Unix domain accept() and getperrname() doesn't return the client address.

Noel Grandin noelgrandin@gmail.com
Fri Mar 8 14:44:00 GMT 2013


On 2013-03-08 16:37, Corinna Vinschen wrote:
> On Mar  8 16:23, Noel Grandin wrote:
>> On 2013-03-08 15:29, Corinna Vinschen wrote:
>>> You can call connect on both sides. But ultimately you're right, I
>>> guess. I never thought about it that way, and it seems nobody used
>>> AF_LOCAL datagrams so far. Weird.
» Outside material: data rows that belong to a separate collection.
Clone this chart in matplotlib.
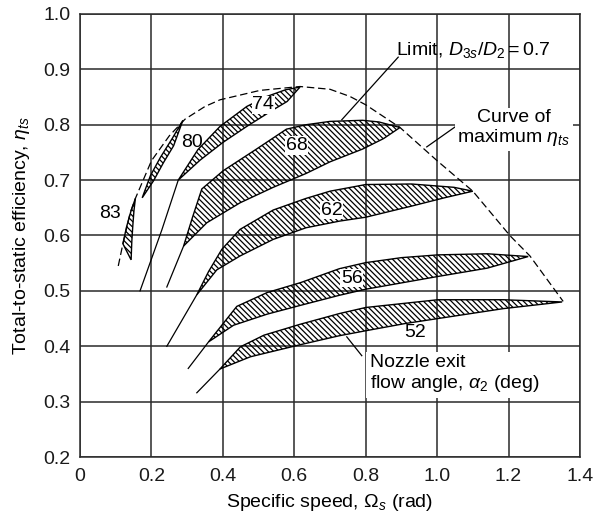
import matplotlib
matplotlib.use("Agg")
import matplotlib.pyplot as plt

plt.rcParams['font.family'] = ['Liberation Sans', 'DejaVu Sans']
plt.rcParams['mathtext.fontset'] = 'custom'
plt.rcParams['mathtext.rm'] = 'Liberation Sans'
plt.rcParams['mathtext.it'] = 'Liberation Sans:italic'
plt.rcParams['hatch.linewidth'] = 0.9

# band edges (specific speed, efficiency), both edges run from start tip to end tip
b83_x1 = [0.143, 0.120, 0.130, 0.143, 0.155]
b83_y1 = [0.556, 0.585, 0.615, 0.645, 0.667]
b83_x2 = [0.143, 0.145, 0.148, 0.151, 0.155]
b83_y2 = [0.556, 0.590, 0.620, 0.645, 0.667]

b80_x1 = [0.174, 0.197, 0.225, 0.258, 0.288]
b80_y1 = [0.668, 0.708, 0.741, 0.775, 0.808]
b80_x2 = [0.174, 0.206, 0.234, 0.262, 0.288]
b80_y2 = [0.668, 0.699, 0.732, 0.762, 0.808]

b74_x1 = [0.275, 0.330, 0.392, 0.467, 0.523, 0.575, 0.616]
b74_y1 = [0.700, 0.755, 0.797, 0.833, 0.851, 0.863, 0.868]
b74_x2 = [0.275, 0.336, 0.400, 0.467, 0.541, 0.580, 0.616]
b74_y2 = [0.700, 0.736, 0.768, 0.797, 0.827, 0.842, 0.868]

b68_x1 = [0.290, 0.315, 0.341, 0.401, 0.494, 0.578, 0.633, 0.700, 0.791, 0.837, 0.896]
b68_y1 = [0.581, 0.633, 0.684, 0.717, 0.756, 0.792, 0.800, 0.806, 0.808, 0.805, 0.795]
b68_x2 = [0.290, 0.355, 0.448, 0.541, 0.633, 0.700, 0.791, 0.850, 0.896]
b68_y2 = [0.581, 0.623, 0.659, 0.687, 0.712, 0.733, 0.756, 0.775, 0.795]

b62_x1 = [0.327, 0.360, 0.397, 0.448, 0.541, 0.633, 0.700, 0.800, 0.928, 1.047, 1.100]
b62_y1 = [0.493, 0.535, 0.575, 0.611, 0.646, 0.667, 0.680, 0.692, 0.693, 0.687, 0.680]
b62_x2 = [0.327, 0.383, 0.448, 0.541, 0.633, 0.727, 0.800, 0.928, 1.020, 1.100]
b62_y2 = [0.493, 0.538, 0.563, 0.593, 0.614, 0.626, 0.633, 0.653, 0.668, 0.680]

b56_x1 = [0.360, 0.439, 0.524, 0.618, 0.726, 0.800, 0.900, 1.002, 1.140, 1.255]
b56_y1 = [0.408, 0.472, 0.497, 0.515, 0.540, 0.551, 0.560, 0.565, 0.567, 0.562]
b56_x2 = [0.360, 0.430, 0.524, 0.618, 0.726, 0.800, 1.002, 1.140, 1.255]
b56_y2 = [0.408, 0.438, 0.458, 0.474, 0.492, 0.503, 0.526, 0.541, 0.562]

b52_x1 = [0.392, 0.449, 0.515, 0.618, 0.726, 0.800, 1.002, 1.186, 1.350]
b52_y1 = [0.359, 0.399, 0.420, 0.440, 0.459, 0.470, 0.484, 0.484, 0.480]
b52_x2 = [0.392, 0.477, 0.618, 0.726, 0.800, 0.910, 1.002, 1.186, 1.350]
b52_y2 = [0.359, 0.381, 0.403, 0.419, 0.428, 0.441, 0.450, 0.468, 0.480]

# thin lines running off the lower ends of the bands
tail_x = [[0.168, 0.229, 0.275], [0.243, 0.290], [0.243, 0.327], [0.303, 0.360], [0.327, 0.392]]
tail_y = [[0.500, 0.610, 0.700], [0.507, 0.581], [0.400, 0.493], [0.360, 0.408], [0.316, 0.359]]

# curve of maximum efficiency
max_x = [0.107, 0.120, 0.140, 0.155, 0.200, 0.250, 0.294, 0.350, 0.392, 0.504, 0.616,
         0.700, 0.756, 0.800, 0.896, 1.000, 1.100, 1.205, 1.260, 1.353]
max_y = [0.545, 0.585, 0.640, 0.667, 0.735, 0.780, 0.810, 0.833, 0.845, 0.862, 0.869,
         0.864, 0.851, 0.836, 0.795, 0.735, 0.680, 0.599, 0.563, 0.481]

bands = [
    ("83", b83_x1, b83_y1, b83_x2, b83_y2, (0.084, 0.640), False),
    ("80", b80_x1, b80_y1, b80_x2, b80_y2, (0.313, 0.768), False),
    ("74", b74_x1, b74_y1, b74_x2, b74_y2, (0.513, 0.836), True),
    ("68", b68_x1, b68_y1, b68_x2, b68_y2, (0.606, 0.762), True),
    ("62", b62_x1, b62_y1, b62_x2, b62_y2, (0.705, 0.646), True),
    ("56", b56_x1, b56_y1, b56_x2, b56_y2, (0.761, 0.523), True),
    ("52", b52_x1, b52_y1, b52_x2, b52_y2, (0.938, 0.424), False),
]

FS = 14

fig, ax = plt.subplots(figsize=(5.93, 5.17), dpi=100)
fig.subplots_adjust(left=0.135, right=0.978, bottom=0.116, top=0.973)

ax.set_xlim(0, 1.4)
ax.set_ylim(0.2, 1.0)
ax.set_xticks([0, 0.2, 0.4, 0.6, 0.8, 1.0, 1.2, 1.4])
ax.set_xticklabels(["0", "0.2", "0.4", "0.6", "0.8", "1.0", "1.2", "1.4"])
ax.set_yticks([0.2, 0.3, 0.4, 0.5, 0.6, 0.7, 0.8, 0.9, 1.0])
ax.grid(True, color="#2a2a2a", linewidth=1.1)
ax.set_axisbelow(True)
for s in ax.spines.values():
    s.set_color("#2a2a2a")
    s.set_linewidth(1.1)
ax.tick_params(length=0, labelsize=FS, colors="#1a1a1a")
ax.tick_params(axis="x", pad=8)
ax.tick_params(axis="y", pad=7)

for name, x1, y1, x2, y2, pos, boxed in bands:
    px = list(x1) + list(x2[::-1])
    py = list(y1) + list(y2[::-1])
    ax.fill(px, py, facecolor="none", edgecolor="black", hatch="\\\\\\\\\\\\", linewidth=1.0, zorder=3)
    kw = {}
    if boxed:
        kw["bbox"] = dict(facecolor="white", edgecolor="none", pad=0.5)
    ax.text(pos[0], pos[1], name, fontsize=FS, ha="center", va="center", zorder=5, **kw)

for tx, ty in zip(tail_x, tail_y):
    ax.plot(tx, ty, color="black", linewidth=0.9, zorder=3)

ax.plot(max_x, max_y, color="black", linewidth=0.9, dashes=(6, 3), zorder=3)

# annotations
ax.text(0.885, 0.935, r"Limit, $D_{3s}/D_2 = 0.7$", fontsize=FS, ha="left", va="center", zorder=5)
ax.plot([0.891, 0.733], [0.922, 0.809], color="black", linewidth=0.9, zorder=4)

ax.text(1.215, 0.793, "Curve of\nmaximum $\\eta_{ts}$", fontsize=FS, ha="center", va="center",
        linespacing=1.1, zorder=5, bbox=dict(facecolor="white", edgecolor="none", pad=2))
ax.plot([1.092, 0.971], [0.815, 0.760], color="black", linewidth=0.9, zorder=4)

ax.text(0.812, 0.350, "Nozzle exit\nflow angle, $\\alpha_2$ (deg)", fontsize=FS, ha="left", va="center",
        linespacing=1.1, zorder=5, bbox=dict(facecolor="white", edgecolor="none", pad=3))
ax.plot([0.789, 0.747], [0.383, 0.417], color="black", linewidth=0.9, zorder=4)

ax.set_xlabel(r"Specific speed, $\Omega_s$ (rad)", fontsize=FS, labelpad=5)
ax.set_ylabel(r"Total-to-static efficiency, $\eta_{ts}$", fontsize=FS, labelpad=8)

fig.savefig("out.png", dpi=100)
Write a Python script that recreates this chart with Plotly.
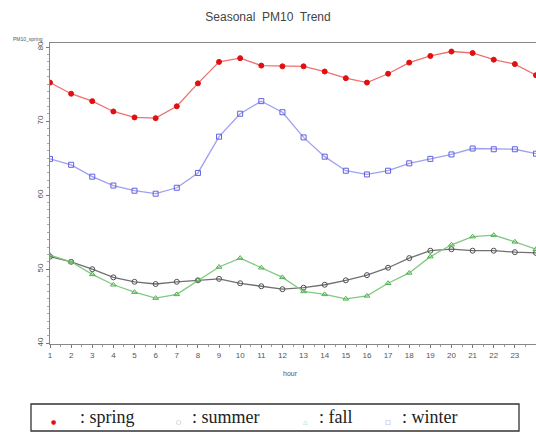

The problem is that the
>>> underlying protocol is AF_INET because Windows doesn't support
>>> AF_LOCAL.
>> If you're using UDP as your underlying protocol, UDP already
>> contains a port you can reply to.
> Yes, but the port isn't available to the application which opened a
> AF_LOCAL connection.  If recvfrom returns an AF_INET name, it's rather
> tricky to convert it into an AF_LOCAL name for a subsequent sendto call.
>
> [...time passes...]
>
> Or... are you suggesting that recvfrom returns some kind of fake AF_LOCAL
> name, which can be converted back to AF_INET by sendto on the fly?

Yup, sorry, friday afternoon, not being very good with the explaining thing.

It's obviously a localhost connection, so we only need a way of stashing 
and retrieving the port number, not the host part.